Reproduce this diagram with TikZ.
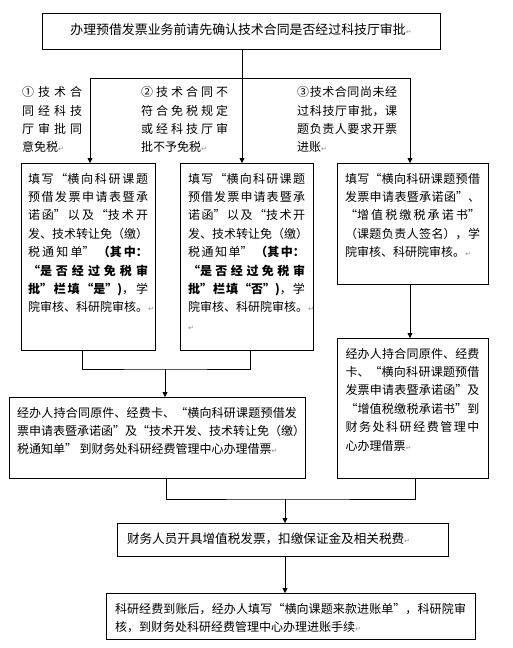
\documentclass[tikz,border=0pt]{standalone}
\usepackage{fontspec}
\setmainfont{Noto Sans CJK SC}
\newfontfamily\symfont{DejaVu Sans}
\usetikzlibrary{arrows.meta, positioning}
\XeTeXlinebreaklocale "zh"
\XeTeXlinebreakskip=0pt plus 8pt
\XeTeXlinebreakpenalty=10000
\newcommand{\retmark}{{\symfont\fontsize{7}{7}\selectfont\color{black!45}↵}}

\tikzset{
  flowbox/.style={draw, line width=0.8pt, anchor=north, inner sep=3pt,
    font=\fontsize{12}{18.4}\selectfont, align=justify, text height=16.6pt},
  branchtext/.style={anchor=north west, inner sep=0pt, text height=10pt,
    font=\fontsize{12}{18.3}\selectfont, align=justify},
  flowline/.style={line width=0.8pt},
  flowarrow/.style={line width=0.8pt, -{Triangle[length=5pt,width=5pt]}}
}

\begin{document}
\begin{tikzpicture}[x=1pt, y=-1pt]
\useasboundingbox (0,0) rectangle (512,648);

% Boxes
\node[flowbox, minimum width=398pt, text height=18.5pt, text depth=11.5pt,
  font=\fontsize{12.9}{15}\selectfont, align=center] (top) at (241,13)
  {办理预借发票业务前请先确认技术合同是否经过科技厅审批\retmark};

\node[flowbox, minimum width=134pt, text width=120pt, text depth=164.4pt] (b1) at (88,163)
  {填写“横向科研课题\linebreak 预借发票申请表暨承\linebreak 诺函”以及“技术开\linebreak
   发、技术转让免（缴）\linebreak 税通知单” \textbf{（其中：}\linebreak
   \textbf{“是否经过免税审\linebreak 批”栏填“是”)}，学\linebreak 院审核、科研院审核。\retmark};
\node[flowbox, minimum width=133pt, text width=117pt, text depth=164.4pt] (b2) at (246.5,163)
  {填写“横向科研课题\linebreak 预借发票申请表暨承\linebreak 诺函”以及“技术开\linebreak
   发、技术转让免（缴）\linebreak 税通知单” \textbf{（其中：}\linebreak
   \textbf{“是否经过免税审\linebreak 批”栏填“否”)}，学\linebreak 院审核、科研院审核。\retmark\par\retmark};
\node[flowbox, minimum width=151pt, text width=135pt, text depth=98.4pt] (b3) at (412.5,163)
  {填写“横向科研课题预借\linebreak 发票申请表暨承诺函”、\linebreak “增值税缴税承诺书”\linebreak
   （课题负责人签名），学\linebreak 院审核、科研院审核。\retmark};
\node[flowbox, minimum width=151pt, text width=134pt, text depth=117.4pt] (b5) at (412.5,338)
  {经办人持合同原件、经费\linebreak 卡、“横向科研课题预借\linebreak 发票申请表暨承诺函”及\linebreak
   “增值税缴税承诺书”到\linebreak 财务处科研经费管理中\linebreak 心办理借票\retmark};
\node[flowbox, minimum width=296pt, text width=280pt, text depth=58.4pt] (b4) at (157,397)
  {经办人持合同原件、经费卡、“横向科研课题预借发\linebreak
   票申请表暨承诺函”及“技术开发、技术转让免（缴）\linebreak
   税通知单” 到财务处科研经费管理中心办理借票\retmark};
\node[flowbox, minimum width=331pt, text width=311pt, text depth=10.4pt, align=left,
  font=\fontsize{12.6}{18.4}\selectfont] (b6) at (282.5,523)
  {财务人员开具增值税发票，扣缴保证金及相关税费\retmark};
\node[flowbox, minimum width=369pt, text width=351pt, text depth=23.4pt] (b7) at (290.5,593)
  {科研经费到账后，经办人填写“横向课题来款进账单”，科研院审\linebreak
   核，到财务处科研经费管理中心办理进账手续\retmark};

% Branch conditions
\node[branchtext, text width=60pt] (c1) at (22,86.6)
  {①技术合\linebreak 同经科技\linebreak 厅审批同\linebreak 意免税\retmark};
\node[branchtext, text width=87pt] (c2) at (141,86.6)
  {②技术合同不\linebreak 符合免税规定\linebreak 或经科技厅审\linebreak 批不予免税\retmark};
\node[branchtext, text width=100pt] (c3) at (297,86.6)
  {③技术合同尚未经\linebreak 过科技厅审批，课\linebreak 题负责人要求开票\linebreak 进账\retmark};

% Fork into the three cases
\coordinate (fork) at (242,78);
\coordinate (s1) at (90,78);
\coordinate (s2) at (242,78);
\coordinate (s3) at (410,78);
\draw[flowline] (fork |- top.south) -- (fork);
\draw[flowline] (s1) -- (s3);
\foreach \s/\b in {s1/b1, s2/b2, s3/b3}
  \draw[flowarrow] (\s) -- (\s |- \b.north);

% Join of the two left cases
\coordinate (m1) at (165,369);
\draw[flowline] ([xshift=-6pt]b1.south) |- (m1) -| ([xshift=3.5pt]b2.south);
\draw[flowarrow] (m1) -- (m1 |- b4.north);
\draw[flowarrow] (s3 |- b3.south) -- (s3 |- b5.north);

% Join before the invoice
\coordinate (m2) at (285,499);
\draw[flowline] ([xshift=9pt]b4.south) |- (m2) -| ([xshift=2.5pt]b5.south);
\draw[flowarrow] (m2) -- (m2 |- b6.north);
\draw[flowarrow] (m2 |- b6.south) -- (m2 |- b7.north);
\end{tikzpicture}
\end{document}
******
Pictures are excluded; copy all other data exactly as shown.

Reproduce this diagram with TikZ.
\documentclass[tikz,border=0pt]{standalone}
\usepackage{fontspec}
\setmainfont{Noto Sans CJK SC}
\newfontfamily\symfont{DejaVu Sans}
\usetikzlibrary{arrows.meta, positioning}
\XeTeXlinebreaklocale "zh"
\XeTeXlinebreakskip=0pt plus 8pt
\XeTeXlinebreakpenalty=10000
\newcommand{\retmark}{{\symfont\fontsize{7}{7}\selectfont\color{black!45}↵}}

\tikzset{
  flowbox/.style={draw, line width=0.8pt, anchor=north, inner sep=3pt,
    font=\fontsize{12}{18.4}\selectfont, align=justify, text height=16.6pt},
  branchtext/.style={anchor=north west, inner sep=0pt, text height=10pt,
    font=\fontsize{12}{18.3}\selectfont, align=justify},
  flowline/.style={line width=0.8pt},
  flowarrow/.style={line width=0.8pt, -{Triangle[length=5pt,width=5pt]}}
}

\begin{document}
\begin{tikzpicture}[x=1pt, y=-1pt]
\useasboundingbox (0,0) rectangle (512,648);

% Boxes
\node[flowbox, minimum width=398pt, text height=18.5pt, text depth=11.5pt,
  font=\fontsize{12.9}{15}\selectfont, align=center] (top) at (241,13)
  {办理预借发票业务前请先确认技术合同是否经过科技厅审批\retmark};

\node[flowbox, minimum width=134pt, text width=120pt, text depth=164.4pt] (b1) at (88,163)
  {填写“横向科研课题\linebreak 预借发票申请表暨承\linebreak 诺函”以及“技术开\linebreak
   发、技术转让免（缴）\linebreak 税通知单” \textbf{（其中：}\linebreak
   \textbf{“是否经过免税审\linebreak 批”栏填“是”)}，学\linebreak 院审核、科研院审核。\retmark};
\node[flowbox, minimum width=133pt, text width=117pt, text depth=164.4pt] (b2) at (246.5,163)
  {填写“横向科研课题\linebreak 预借发票申请表暨承\linebreak 诺函”以及“技术开\linebreak
   发、技术转让免（缴）\linebreak 税通知单” \textbf{（其中：}\linebreak
   \textbf{“是否经过免税审\linebreak 批”栏填“否”)}，学\linebreak 院审核、科研院审核。\retmark\par\retmark};
\node[flowbox, minimum width=151pt, text width=135pt, text depth=98.4pt] (b3) at (412.5,163)
  {填写“横向科研课题预借\linebreak 发票申请表暨承诺函”、\linebreak “增值税缴税承诺书”\linebreak
   （课题负责人签名），学\linebreak 院审核、科研院审核。\retmark};
\node[flowbox, minimum width=151pt, text width=134pt, text depth=117.4pt] (b5) at (412.5,338)
  {经办人持合同原件、经费\linebreak 卡、“横向科研课题预借\linebreak 发票申请表暨承诺函”及\linebreak
   “增值税缴税承诺书”到\linebreak 财务处科研经费管理中\linebreak 心办理借票\retmark};
\node[flowbox, minimum width=296pt, text width=280pt, text depth=58.4pt] (b4) at (157,397)
  {经办人持合同原件、经费卡、“横向科研课题预借发\linebreak
   票申请表暨承诺函”及“技术开发、技术转让免（缴）\linebreak
   税通知单” 到财务处科研经费管理中心办理借票\retmark};
\node[flowbox, minimum width=331pt, text width=311pt, text depth=10.4pt, align=left,
  font=\fontsize{12.6}{18.4}\selectfont] (b6) at (282.5,523)
  {财务人员开具增值税发票，扣缴保证金及相关税费\retmark};
\node[flowbox, minimum width=369pt, text width=351pt, text depth=23.4pt] (b7) at (290.5,593)
  {科研经费到账后，经办人填写“横向课题来款进账单”，科研院审\linebreak
   核，到财务处科研经费管理中心办理进账手续\retmark};

% Branch conditions
\node[branchtext, text width=60pt] (c1) at (22,86.6)
  {①技术合\linebreak 同经科技\linebreak 厅审批同\linebreak 意免税\retmark};
\node[branchtext, text width=87pt] (c2) at (141,86.6)
  {②技术合同不\linebreak 符合免税规定\linebreak 或经科技厅审\linebreak 批不予免税\retmark};
\node[branchtext, text width=100pt] (c3) at (297,86.6)
  {③技术合同尚未经\linebreak 过科技厅审批，课\linebreak 题负责人要求开票\linebreak 进账\retmark};

% Fork into the three cases
\coordinate (fork) at (242,78);
\coordinate (s1) at (90,78);
\coordinate (s2) at (242,78);
\coordinate (s3) at (410,78);
\draw[flowline] (fork |- top.south) -- (fork);
\draw[flowline] (s1) -- (s3);
\foreach \s/\b in {s1/b1, s2/b2, s3/b3}
  \draw[flowarrow] (\s) -- (\s |- \b.north);

% Join of the two left cases
\coordinate (m1) at (165,369);
\draw[flowline] ([xshift=-6pt]b1.south) |- (m1) -| ([xshift=3.5pt]b2.south);
\draw[flowarrow] (m1) -- (m1 |- b4.north);
\draw[flowarrow] (s3 |- b3.south) -- (s3 |- b5.north);

% Join before the invoice
\coordinate (m2) at (285,499);
\draw[flowline] ([xshift=9pt]b4.south) |- (m2) -| ([xshift=2.5pt]b5.south);
\draw[flowarrow] (m2) -- (m2 |- b6.north);
\draw[flowarrow] (m2 |- b6.south) -- (m2 |- b7.north);
\end{tikzpicture}
\end{document}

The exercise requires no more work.